** Start **

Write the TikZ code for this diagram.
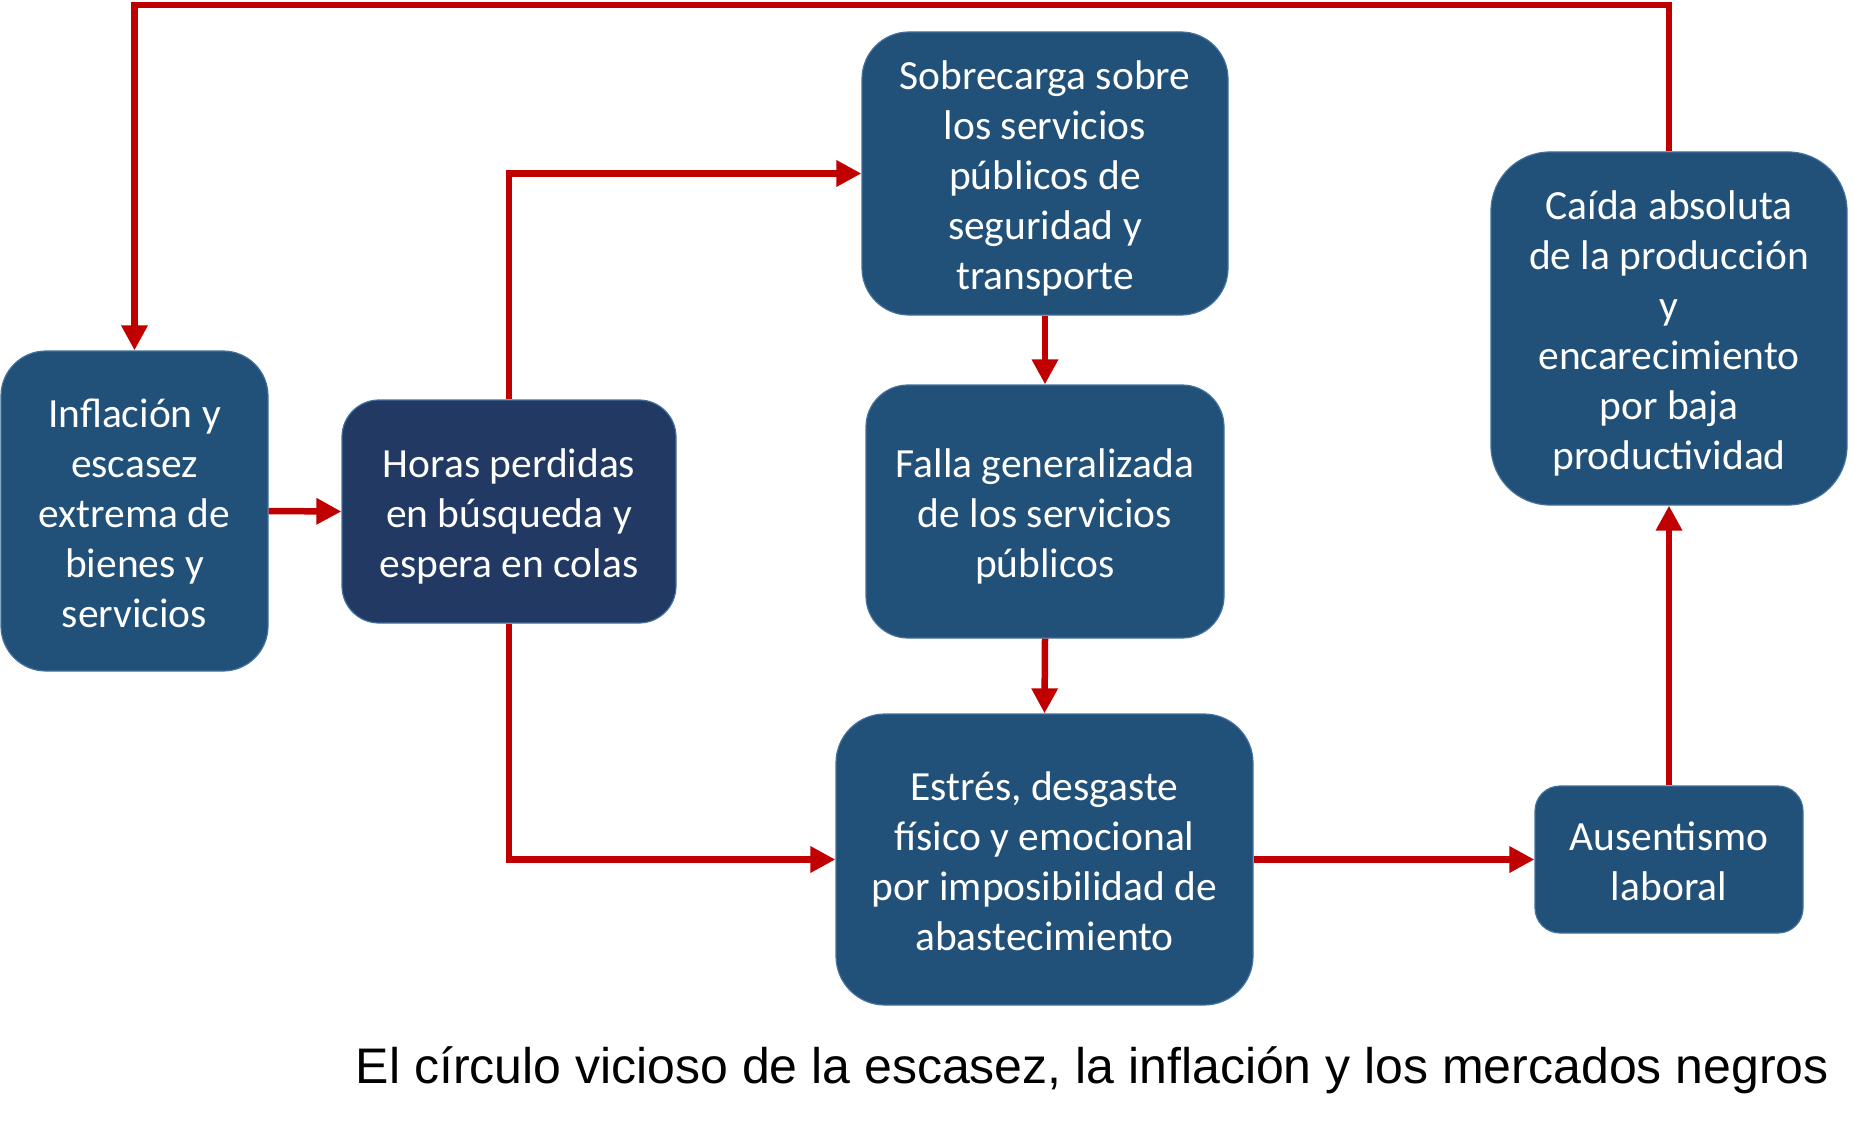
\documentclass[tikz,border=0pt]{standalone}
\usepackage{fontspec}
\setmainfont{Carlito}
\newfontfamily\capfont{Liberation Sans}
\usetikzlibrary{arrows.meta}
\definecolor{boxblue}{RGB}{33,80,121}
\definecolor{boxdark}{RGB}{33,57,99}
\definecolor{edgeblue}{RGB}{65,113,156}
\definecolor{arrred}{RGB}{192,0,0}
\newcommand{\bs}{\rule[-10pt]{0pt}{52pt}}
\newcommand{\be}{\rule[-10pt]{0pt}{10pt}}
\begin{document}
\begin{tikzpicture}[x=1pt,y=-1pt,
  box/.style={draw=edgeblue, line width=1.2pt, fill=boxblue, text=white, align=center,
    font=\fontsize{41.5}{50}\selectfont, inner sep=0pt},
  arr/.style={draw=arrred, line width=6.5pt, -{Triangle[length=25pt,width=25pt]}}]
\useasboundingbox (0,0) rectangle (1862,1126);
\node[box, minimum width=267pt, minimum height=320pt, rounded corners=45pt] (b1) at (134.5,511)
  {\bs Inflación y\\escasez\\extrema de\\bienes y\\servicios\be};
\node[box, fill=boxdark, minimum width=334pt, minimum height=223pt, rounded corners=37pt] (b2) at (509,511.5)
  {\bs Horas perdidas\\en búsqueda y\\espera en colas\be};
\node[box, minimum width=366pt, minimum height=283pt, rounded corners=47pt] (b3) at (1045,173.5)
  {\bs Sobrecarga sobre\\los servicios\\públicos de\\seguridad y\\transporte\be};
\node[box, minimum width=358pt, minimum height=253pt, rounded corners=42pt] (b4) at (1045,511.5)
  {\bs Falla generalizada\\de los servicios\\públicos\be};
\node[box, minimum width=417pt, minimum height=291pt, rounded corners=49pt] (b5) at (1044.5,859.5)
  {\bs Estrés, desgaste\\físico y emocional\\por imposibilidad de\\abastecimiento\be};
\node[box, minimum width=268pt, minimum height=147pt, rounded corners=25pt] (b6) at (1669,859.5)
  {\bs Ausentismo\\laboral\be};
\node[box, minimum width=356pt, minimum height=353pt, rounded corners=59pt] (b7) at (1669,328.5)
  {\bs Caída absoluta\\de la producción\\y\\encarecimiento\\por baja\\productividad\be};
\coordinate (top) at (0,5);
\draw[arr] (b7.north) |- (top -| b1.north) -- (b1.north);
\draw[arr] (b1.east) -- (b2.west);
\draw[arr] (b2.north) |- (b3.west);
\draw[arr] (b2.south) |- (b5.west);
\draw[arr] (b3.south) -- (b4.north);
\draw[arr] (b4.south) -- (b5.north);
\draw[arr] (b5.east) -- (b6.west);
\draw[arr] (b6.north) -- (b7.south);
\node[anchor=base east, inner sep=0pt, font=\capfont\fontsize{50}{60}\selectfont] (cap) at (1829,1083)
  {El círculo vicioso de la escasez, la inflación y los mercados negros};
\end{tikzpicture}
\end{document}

** End **

Aim —
Reproduce the listing exactly. Leave its pictures out.

Completed task —
Write the TikZ code for this diagram.
\documentclass[tikz,border=0pt]{standalone}
\usepackage{fontspec}
\setmainfont{Carlito}
\newfontfamily\capfont{Liberation Sans}
\usetikzlibrary{arrows.meta}
\definecolor{boxblue}{RGB}{33,80,121}
\definecolor{boxdark}{RGB}{33,57,99}
\definecolor{edgeblue}{RGB}{65,113,156}
\definecolor{arrred}{RGB}{192,0,0}
\newcommand{\bs}{\rule[-10pt]{0pt}{52pt}}
\newcommand{\be}{\rule[-10pt]{0pt}{10pt}}
\begin{document}
\begin{tikzpicture}[x=1pt,y=-1pt,
  box/.style={draw=edgeblue, line width=1.2pt, fill=boxblue, text=white, align=center,
    font=\fontsize{41.5}{50}\selectfont, inner sep=0pt},
  arr/.style={draw=arrred, line width=6.5pt, -{Triangle[length=25pt,width=25pt]}}]
\useasboundingbox (0,0) rectangle (1862,1126);
\node[box, minimum width=267pt, minimum height=320pt, rounded corners=45pt] (b1) at (134.5,511)
  {\bs Inflación y\\escasez\\extrema de\\bienes y\\servicios\be};
\node[box, fill=boxdark, minimum width=334pt, minimum height=223pt, rounded corners=37pt] (b2) at (509,511.5)
  {\bs Horas perdidas\\en búsqueda y\\espera en colas\be};
\node[box, minimum width=366pt, minimum height=283pt, rounded corners=47pt] (b3) at (1045,173.5)
  {\bs Sobrecarga sobre\\los servicios\\públicos de\\seguridad y\\transporte\be};
\node[box, minimum width=358pt, minimum height=253pt, rounded corners=42pt] (b4) at (1045,511.5)
  {\bs Falla generalizada\\de los servicios\\públicos\be};
\node[box, minimum width=417pt, minimum height=291pt, rounded corners=49pt] (b5) at (1044.5,859.5)
  {\bs Estrés, desgaste\\físico y emocional\\por imposibilidad de\\abastecimiento\be};
\node[box, minimum width=268pt, minimum height=147pt, rounded corners=25pt] (b6) at (1669,859.5)
  {\bs Ausentismo\\laboral\be};
\node[box, minimum width=356pt, minimum height=353pt, rounded corners=59pt] (b7) at (1669,328.5)
  {\bs Caída absoluta\\de la producción\\y\\encarecimiento\\por baja\\productividad\be};
\coordinate (top) at (0,5);
\draw[arr] (b7.north) |- (top -| b1.north) -- (b1.north);
\draw[arr] (b1.east) -- (b2.west);
\draw[arr] (b2.north) |- (b3.west);
\draw[arr] (b2.south) |- (b5.west);
\draw[arr] (b3.south) -- (b4.north);
\draw[arr] (b4.south) -- (b5.north);
\draw[arr] (b5.east) -- (b6.west);
\draw[arr] (b6.north) -- (b7.south);
\node[anchor=base east, inner sep=0pt, font=\capfont\fontsize{50}{60}\selectfont] (cap) at (1829,1083)
  {El círculo vicioso de la escasez, la inflación y los mercados negros};
\end{tikzpicture}
\end{document}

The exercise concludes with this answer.